The Mustang was Anne’s one hope to dissuade John from selling the house – the house he had inherited. Anne had never thought to lobby for her name on the deed, so she had no say in the sale now. But John belonged to the Mustang Club of America and the Adirondack Shelby-Mustang Regional Club. He hadn’t been able to be very active, because he worked such long and irregular hours. Retired, he would be able to attend all their events.
Unfortunately, there was a club in Tucson and the mountains where he’d purchased this cabin were a favored spot for summer gatherings of car lovers in the southwest. The altitude provided relief from the heat.
Anne leaned her head against her son’s window, took a deep breath, held it, and then exhaled. She spoke to her absent son again.
“Your father’s been with the force thirty years. He brought home the retirement papers last night; he’s turning them in today to retire in March. He’ll be using some vacation time between now and then to freshen up the house with new paint and repairs. He already talked to a realtor who came and told us everything that’s wrong with it.”
A violent urge to strangle the woman, to stop her from talking, had poured through Anne. That wasn’t something she’d say to her son, though, even if he wasn’t really present to hear, even though she’d politely smiled and nodded instead of throttling the woman.
It felt as if John Jr.’s spirit was in the room, and she wasn’t about to tell her son’s spirit, or anyone, how angry she was with John.
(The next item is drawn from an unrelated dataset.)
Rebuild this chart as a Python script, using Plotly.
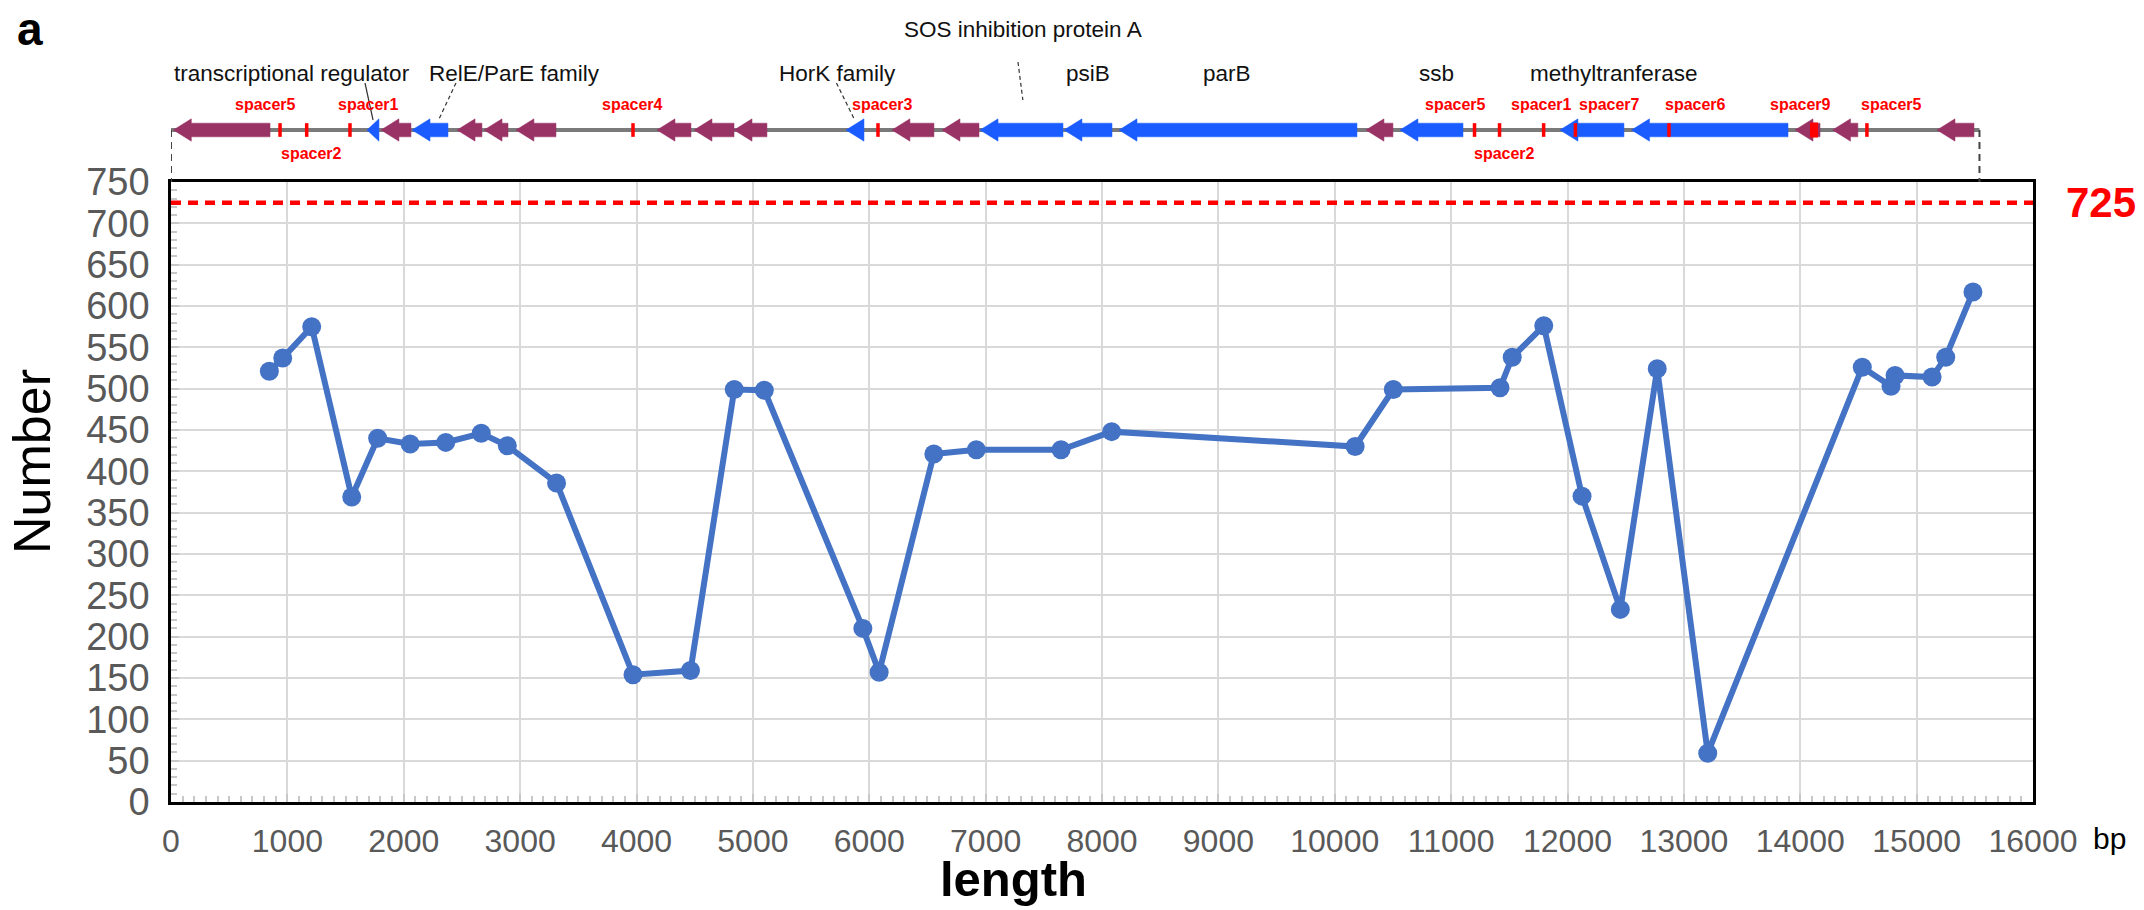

For years he’d neglected maintenance of their home; now he’d decided to sell it, he was eager to do it all. She had to let go of that anger if she was going to make him see the foolishness of this move.
Anne turned from the window. “I’ll try to reason with him.” She brushed her hand along her son’s container on her way out of the room. It was a mahogany box, with a pretty garden-like scene carved into it. She had broken into tears when she first saw it. John would have been happy with a plain metal box.
When her husband got home that night, she had elk roast with potatoes and carrots waiting for him. She of course let him talk first.
“They were razzing me all day about being an old man. I told them early retirement’s my way of assuring I’ll have a chance to be an old man.”
“I’m glad you’re retiring,” said Anne, though it wasn’t really true – even if they didn’t move, he was sure to upset her routines. “But why rush into selling our home? You were only in Arizona a couple weeks. What if you don’t like it as much as you expect to?”
“I don’t want to keep up two places, and even if I did, this house is too big. I’d want to move into something smaller, maybe a condo.”
Did condos have any space for a garden? “But you grew up in this house,” Anne started.
He cut her off. “And so did our son, and you’ll never let go of him as long as we live here. It’s not healthy. You need to move on.”
“And there’s my garden.” I’m a gardener, that’s who I am. She heard the panic in her voice and tried to put it in terms he might understand. “That’s over two decades of effort.”
“And it’s way too much for the two of us.” He pointed his fork at her. “I know, I know, you give the surplus to that place that gives food away. Someone else can do that. Our income’s not going to cover that kind of charity anymore.”
Anne started to speak but was instructed to stop by an abrupt wave of his hand.
“Instead of spending all your time gardening, we can finally do some of that traveling we always wanted to do,” he said.
As if it was her fault they hadn’t traveled, and had nothing to do with his using vacation time for hunting. Truthfully, Anne didn’t really care about traveling anymore, hadn’t since her mother dropped off the face of the earth, but she would have gone along with him. She was still trying to compose a response when he spoke again.
“We’re moving to Arizona.”
She could hear in his tone that his decision was final.